Once you start listening to your people and pick your organizational directions from there, the whole decision making process gets more efficient.
Keep the floor open for different kind of discussions. Keep looking at what discussions are catching heat (more people talking about it). Pick your directions from them. That was the intent.
Eg. Which technology is the most popular among our folks? What kind of clients are liked by our folks? What kind of work do our people prefer? etc. etc.
* For these sorts of decisions, why not empower the employees to do things without requiring decision/dictats from on high?
* Most "chat" in forums like the ones you seem to be suggesting are a genuine, complete waste of time, and ...
* Most proposals from "the floor" have been really, really poorly thought through, and just won't work.
Now, let me say that I agree with what you're trying to accomplish, and that your comments/thoughts have some merit, but as they stand they seem poorly thought through and unimplementable in practice.
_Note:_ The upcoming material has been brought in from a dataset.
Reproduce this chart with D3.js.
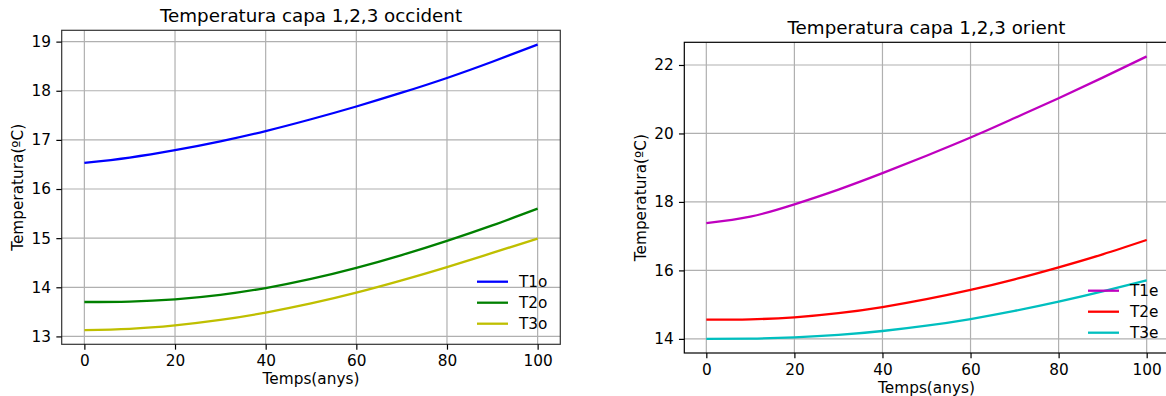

I'd really like to see you have something more concrete and practical to suggest that solve the problem you think you've seen.
I manage a company with around 30 employees - not real big, but the sort of shop where your ideas might be relevant, especially to implement them before we get any bigger and change is harder. However:
* Which technology is the most popular among our folks?
We let them use whatever technology they want, provided they can then justify their decision. We empower our people to make decisions and stand by them.
* What kind of clients are liked by our folks?
We don't have a choice as to our clients. We have multi-million dollar contracts in a fairly small market.
* What kind of work do our people prefer?
I don't understand how that kind of question can be made relevant. Our database people work on database stuff, our embedded people work on the embedded stuff, our user experience people work on user experience stuff, and everyone talks to everyone else, because all of the software modules talk to all the other software modules. If a database programmer wants to work more on the embedded side then he studies up on his own, asks for some tasks, gets given some tasks under supervision, then his skill set is bigger and the task allocations can be more favorable to him.
In short, it sounds like you're sounding off without really thinking about how things really work. I'd like to see a better, more thought through presentation.
Finally, it might sound like I'm attacking you, or picking on you, but I am genuinely interested in any ideas on how better to manage. I'd hoped there was something interesting in your article, I feel like there's a hint of something interesting in your article, but then it all went away and feel like I was left with nothing.
@brazzy yeah.. that stands out a bit. It just means that technology is chosen without understanding what it is for. There are so many choices available nowadays.. e.g. if one needs faster development/release cycle, you choose Rails, etc..
@satyan - absurred should be absurd, in the article. I can't help nitpicking spelling/grammar mistakes. Sadly, they seem to be so commonplace on the internet.